**Task brief**
Skip the pictures and quote all of the lines exactly.

Material start

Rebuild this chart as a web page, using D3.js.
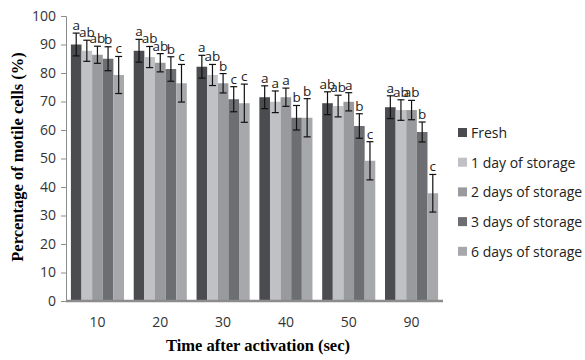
<!DOCTYPE html>
<html>
<head>
<meta charset="utf-8">
<script src="https://cdn.jsdelivr.net/npm/d3@7"></script>
<style>
body{margin:0;background:#fff;}
</style>
</head>
<body>
<svg id="chart" width="585" height="360"></svg>
<script>
let times=['10','20','30','40','50','90'];
let seriesNames=['Fresh','1 day of storage','2 days of storage','3 days of storage','6 days of storage'];
let colors=['#4b4c50','#c0c1c4','#999a9d','#6d6e72','#a7a8ab'];
// mean % per series, one value per time
let fresh=[90,87.8,82.2,71.5,69.4,68];
let day1=[87.8,85.6,79.3,69.9,68.4,67];
let day2=[86.4,83.6,76.4,71.5,69.9,67];
let day3=[85,81.4,70.8,64.3,61.4,59.3];
let day6=[79.3,76.4,69.4,64.3,49.2,37.8];
// error bar half-lengths
let errFresh=[4,4,4,4,4,4];
let errDay1=[3.7,3.7,3.7,3.8,3.8,3.6];
let errDay2=[3,3.2,3.4,3.2,3.2,3.4];
let errDay3=[4.2,4.3,4.4,4.3,4.3,3.5];
let errDay6=[6.5,6.6,6.7,6.7,6.7,6.6];
// significance letters
let letFresh=['a','a','a','a','ab','a'];
let letDay1=['ab','ab','ab','a','ab','ab'];
let letDay2=['ab','ab','b','a','a','ab'];
let letDay3=['b','b','c','b','b','b'];
let letDay6=['c','c','c','b','c','c'];
let yTicks=[0,10,20,30,40,50,60,70,80,90,100];

let values=[fresh,day1,day2,day3,day6];
let errs=[errFresh,errDay1,errDay2,errDay3,errDay6];
let lets=[letFresh,letDay1,letDay2,letDay3,letDay6];

let svg=d3.select('#chart');
let mLeft=66,mRight=443,mTop=16,mBottom=301;

let x=d3.scaleBand().domain(times).range([mLeft,mRight]).paddingInner(0.155).paddingOuter(0.078);
let xs=d3.scaleBand().domain(d3.range(5)).range([0,x.bandwidth()]);
let y=d3.scaleLinear().domain([0,100]).range([mBottom,mTop]);

let rows=[];
times.forEach((t,i)=>{
  for(let s=0;s<5;s++){
    rows.push({t:t,s:s,v:values[s][i],e:errs[s][i],l:lets[s][i]});
  }
});

// y axis
let yAxis=svg.append('g').attr('transform','translate('+mLeft+',0)')
  .call(d3.axisLeft(y).tickValues(yTicks).tickSize(5).tickPadding(5));
yAxis.selectAll('path,line').attr('stroke','#8c8c8c');
yAxis.selectAll('text').attr('font-family','Open Sans').attr('font-size','14px').attr('fill','#333');

// bars
svg.selectAll('rect.bar').data(rows).enter().append('rect')
  .attr('class','bar')
  .attr('x',d=>x(d.t)+xs(d.s))
  .attr('y',d=>y(d.v))
  .attr('width',xs.bandwidth())
  .attr('height',d=>y(0)-y(d.v))
  .attr('fill',d=>colors[d.s]);

// error bars
let eb=svg.append('g').attr('stroke','#111').attr('stroke-width',1.2);
rows.forEach(d=>{
  let cx=x(d.t)+xs(d.s)+xs.bandwidth()/2;
  eb.append('line').attr('x1',cx).attr('x2',cx).attr('y1',y(d.v+d.e)).attr('y2',y(d.v-d.e));
  eb.append('line').attr('x1',cx-3.5).attr('x2',cx+3.5).attr('y1',y(d.v+d.e)).attr('y2',y(d.v+d.e));
  eb.append('line').attr('x1',cx-3.5).attr('x2',cx+3.5).attr('y1',y(d.v-d.e)).attr('y2',y(d.v-d.e));
});

// letters
svg.selectAll('text.let').data(rows).enter().append('text')
  .attr('class','let')
  .attr('x',d=>x(d.t)+xs(d.s)+xs.bandwidth()/2)
  .attr('y',d=>y(d.v+d.e)-3)
  .attr('text-anchor','middle')
  .attr('font-family','Open Sans').attr('font-size','13.5px').attr('fill','#222')
  .text(d=>d.l);

// x axis
let xAxis=svg.append('g').attr('transform','translate(0,'+mBottom+')')
  .call(d3.axisBottom(x).tickSize(0).tickPadding(16));
xAxis.select('path').attr('stroke','#8c8c8c').attr('stroke-width',2.5).attr('d','M'+mLeft+',0H'+mRight);
xAxis.selectAll('text').attr('font-family','Open Sans').attr('font-size','14px').attr('fill','#333');

// axis titles
svg.append('text').attr('x',258).attr('y',351).attr('text-anchor','middle')
  .attr('font-family','Liberation Serif').attr('font-weight','bold').attr('font-size','16.5px')
  .text('Time after activation (sec)');
svg.append('text').attr('transform','translate(23,157) rotate(-90)').attr('text-anchor','middle')
  .attr('font-family','Liberation Serif').attr('font-weight','bold').attr('font-size','16.5px')
  .text('Percentage of motile cells (%)');

// legend
let lg=svg.selectAll('g.leg').data(seriesNames).enter().append('g')
  .attr('class','leg')
  .attr('transform',(d,i)=>'translate(458,'+(133+i*29.7)+')');
lg.append('rect').attr('x',0).attr('y',-5).attr('width',9).attr('height',9).attr('fill',(d,i)=>colors[i]);
lg.append('text').attr('x',13).attr('y',5).attr('font-family','Open Sans').attr('font-size','14px').attr('fill','#222').text(d=>d);
</script>
</body>
</html>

Material end

**Exercise solution**
Rebuild this chart as a web page, using D3.js.
<!DOCTYPE html>
<html>
<head>
<meta charset="utf-8">
<script src="https://cdn.jsdelivr.net/npm/d3@7"></script>
<style>
body{margin:0;background:#fff;}
</style>
</head>
<body>
<svg id="chart" width="585" height="360"></svg>
<script>
let times=['10','20','30','40','50','90'];
let seriesNames=['Fresh','1 day of storage','2 days of storage','3 days of storage','6 days of storage'];
let colors=['#4b4c50','#c0c1c4','#999a9d','#6d6e72','#a7a8ab'];
// mean % per series, one value per time
let fresh=[90,87.8,82.2,71.5,69.4,68];
let day1=[87.8,85.6,79.3,69.9,68.4,67];
let day2=[86.4,83.6,76.4,71.5,69.9,67];
let day3=[85,81.4,70.8,64.3,61.4,59.3];
let day6=[79.3,76.4,69.4,64.3,49.2,37.8];
// error bar half-lengths
let errFresh=[4,4,4,4,4,4];
let errDay1=[3.7,3.7,3.7,3.8,3.8,3.6];
let errDay2=[3,3.2,3.4,3.2,3.2,3.4];
let errDay3=[4.2,4.3,4.4,4.3,4.3,3.5];
let errDay6=[6.5,6.6,6.7,6.7,6.7,6.6];
// significance letters
let letFresh=['a','a','a','a','ab','a'];
let letDay1=['ab','ab','ab','a','ab','ab'];
let letDay2=['ab','ab','b','a','a','ab'];
let letDay3=['b','b','c','b','b','b'];
let letDay6=['c','c','c','b','c','c'];
let yTicks=[0,10,20,30,40,50,60,70,80,90,100];

let values=[fresh,day1,day2,day3,day6];
let errs=[errFresh,errDay1,errDay2,errDay3,errDay6];
let lets=[letFresh,letDay1,letDay2,letDay3,letDay6];

let svg=d3.select('#chart');
let mLeft=66,mRight=443,mTop=16,mBottom=301;

let x=d3.scaleBand().domain(times).range([mLeft,mRight]).paddingInner(0.155).paddingOuter(0.078);
let xs=d3.scaleBand().domain(d3.range(5)).range([0,x.bandwidth()]);
let y=d3.scaleLinear().domain([0,100]).range([mBottom,mTop]);

let rows=[];
times.forEach((t,i)=>{
  for(let s=0;s<5;s++){
    rows.push({t:t,s:s,v:values[s][i],e:errs[s][i],l:lets[s][i]});
  }
});

// y axis
let yAxis=svg.append('g').attr('transform','translate('+mLeft+',0)')
  .call(d3.axisLeft(y).tickValues(yTicks).tickSize(5).tickPadding(5));
yAxis.selectAll('path,line').attr('stroke','#8c8c8c');
yAxis.selectAll('text').attr('font-family','Open Sans').attr('font-size','14px').attr('fill','#333');

// bars
svg.selectAll('rect.bar').data(rows).enter().append('rect')
  .attr('class','bar')
  .attr('x',d=>x(d.t)+xs(d.s))
  .attr('y',d=>y(d.v))
  .attr('width',xs.bandwidth())
  .attr('height',d=>y(0)-y(d.v))
  .attr('fill',d=>colors[d.s]);

// error bars
let eb=svg.append('g').attr('stroke','#111').attr('stroke-width',1.2);
rows.forEach(d=>{
  let cx=x(d.t)+xs(d.s)+xs.bandwidth()/2;
  eb.append('line').attr('x1',cx).attr('x2',cx).attr('y1',y(d.v+d.e)).attr('y2',y(d.v-d.e));
  eb.append('line').attr('x1',cx-3.5).attr('x2',cx+3.5).attr('y1',y(d.v+d.e)).attr('y2',y(d.v+d.e));
  eb.append('line').attr('x1',cx-3.5).attr('x2',cx+3.5).attr('y1',y(d.v-d.e)).attr('y2',y(d.v-d.e));
});

// letters
svg.selectAll('text.let').data(rows).enter().append('text')
  .attr('class','let')
  .attr('x',d=>x(d.t)+xs(d.s)+xs.bandwidth()/2)
  .attr('y',d=>y(d.v+d.e)-3)
  .attr('text-anchor','middle')
  .attr('font-family','Open Sans').attr('font-size','13.5px').attr('fill','#222')
  .text(d=>d.l);

// x axis
let xAxis=svg.append('g').attr('transform','translate(0,'+mBottom+')')
  .call(d3.axisBottom(x).tickSize(0).tickPadding(16));
xAxis.select('path').attr('stroke','#8c8c8c').attr('stroke-width',2.5).attr('d','M'+mLeft+',0H'+mRight);
xAxis.selectAll('text').attr('font-family','Open Sans').attr('font-size','14px').attr('fill','#333');

// axis titles
svg.append('text').attr('x',258).attr('y',351).attr('text-anchor','middle')
  .attr('font-family','Liberation Serif').attr('font-weight','bold').attr('font-size','16.5px')
  .text('Time after activation (sec)');
svg.append('text').attr('transform','translate(23,157) rotate(-90)').attr('text-anchor','middle')
  .attr('font-family','Liberation Serif').attr('font-weight','bold').attr('font-size','16.5px')
  .text('Percentage of motile cells (%)');

// legend
let lg=svg.selectAll('g.leg').data(seriesNames).enter().append('g')
  .attr('class','leg')
  .attr('transform',(d,i)=>'translate(458,'+(133+i*29.7)+')');
lg.append('rect').attr('x',0).attr('y',-5).attr('width',9).attr('height',9).attr('fill',(d,i)=>colors[i]);
lg.append('text').attr('x',13).attr('y',5).attr('font-family','Open Sans').attr('font-size','14px').attr('fill','#222').text(d=>d);
</script>
</body>
</html>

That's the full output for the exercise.